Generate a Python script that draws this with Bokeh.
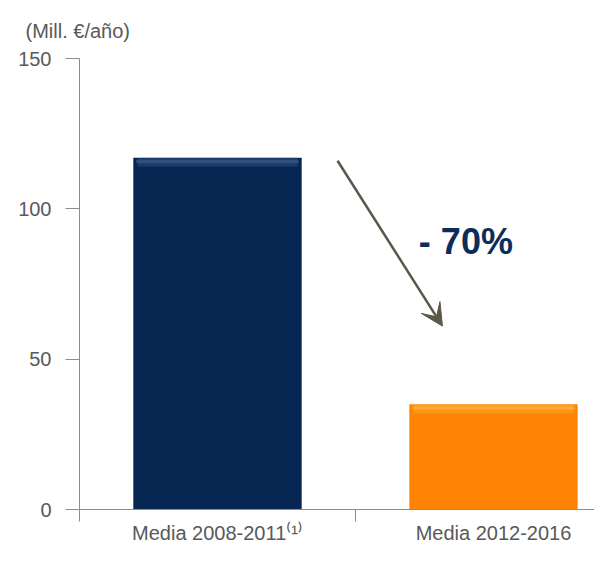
from bokeh.plotting import figure
from bokeh.models import Arrow, VeeHead, FixedTicker, Range1d, ColumnDataSource
from bokeh.core.properties import value
from bokeh.embed import file_html
from bokeh.resources import INLINE

categories = ["Media 2008-2011\u207d\u00b9\u207e", "Media 2012-2016"]
values = [117, 35]
bar_colors = ["#062550", "#ff8405"]
bevel_colors = ["#4a6d9e", "#ffc24a"]
unit_label = "(Mill. €/año)"
change_label = "- 70%"
y_ticks = [0, 50, 100, 150]

FONT = "Liberation Sans"
GREY_TXT = "#595959"
GREY_AX = "#8c8c8c"

xs = [i + 0.5 for i in range(len(categories))]

p = figure(width=594, height=546, output_backend="svg", toolbar_location=None,
           x_range=Range1d(0, 1.866), y_range=Range1d(0, 150),
           min_border_left=79, min_border_right=0, min_border_top=58, min_border_bottom=35)
p.outline_line_color = None
p.xgrid.visible = False
p.ygrid.visible = False

src = ColumnDataSource(dict(x=xs, top=values, color=bar_colors, bevel=bevel_colors,
                            b1=[v - 3.0 for v in values], b2=[v - 1.8 for v in values],
                            t2=[v - 0.7 for v in values]))
p.vbar(x="x", top="top", width=0.61, color="color", source=src, line_color=None)
p.vbar(x="x", bottom="b1", top="top", width=0.58, color="bevel", alpha=0.3,
       source=src, line_color=None)
p.vbar(x="x", bottom="b2", top="t2", width=0.59, color="bevel", alpha=0.45,
       source=src, line_color=None)

# unit label as title
p.title.text = unit_label
p.title.align = "left"
p.title.offset = -54
p.title.standoff = 34
p.title.text_font = FONT
p.title.text_font_size = "20px"
p.title.text_font_style = "normal"
p.title.text_color = GREY_TXT

# y axis
ya = p.yaxis[0]
ya.ticker = FixedTicker(ticks=y_ticks)
ya.axis_line_color = GREY_AX
ya.major_tick_line_color = GREY_AX
ya.major_tick_out = 14
ya.major_tick_in = 0
ya.minor_tick_line_color = None
ya.major_label_text_font = FONT
ya.major_label_text_font_size = "20px"
ya.major_label_text_color = GREY_TXT
ya.major_label_standoff = 14

# x axis
xa = p.xaxis[0]
xa.ticker = FixedTicker(ticks=xs, minor_ticks=[0, 1, 2])
xa.major_label_overrides = {x: c for x, c in zip(xs, categories)}
xa.axis_line_color = GREY_AX
xa.major_tick_line_color = None
xa.major_tick_out = 0
xa.major_tick_in = 0
xa.minor_tick_line_color = GREY_AX
xa.minor_tick_out = 12
xa.minor_tick_in = 0
xa.major_label_text_font = FONT
xa.major_label_text_font_size = "20px"
xa.major_label_text_color = GREY_TXT
xa.major_label_standoff = 0

# arrow and change label
p.add_layout(Arrow(x_start=0.935, y_start=116, x_end=1.315, y_end=61,
                   line_color="#5b5749", line_width=2.5,
                   end=VeeHead(size=22, fill_color="#5b5749", line_color="#5b5749")))
p.text(x=[1.40], y=[89], text=[change_label], text_font=value(FONT),
       text_font_size="36px", text_font_style="bold", text_color="#0c2d5a",
       text_align="center", text_baseline="middle")

open("out.html", "w").write(file_html(p, INLINE))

+ + + + + + +

◆ **WHAT YOU WILL DO**
Everything from the first line to the line with "xs = [i + 0.5" must be repeated exactly, and nothing else. Leave the pictures out.

◆ **OUTPUT OF THE TASK**
Generate a Python script that draws this with Bokeh.
from bokeh.plotting import figure
from bokeh.models import Arrow, VeeHead, FixedTicker, Range1d, ColumnDataSource
from bokeh.core.properties import value
from bokeh.embed import file_html
from bokeh.resources import INLINE

categories = ["Media 2008-2011\u207d\u00b9\u207e", "Media 2012-2016"]
values = [117, 35]
bar_colors = ["#062550", "#ff8405"]
bevel_colors = ["#4a6d9e", "#ffc24a"]
unit_label = "(Mill. €/año)"
change_label = "- 70%"
y_ticks = [0, 50, 100, 150]

FONT = "Liberation Sans"
GREY_TXT = "#595959"
GREY_AX = "#8c8c8c"

xs = [i + 0.5 for i in range(len(categories))]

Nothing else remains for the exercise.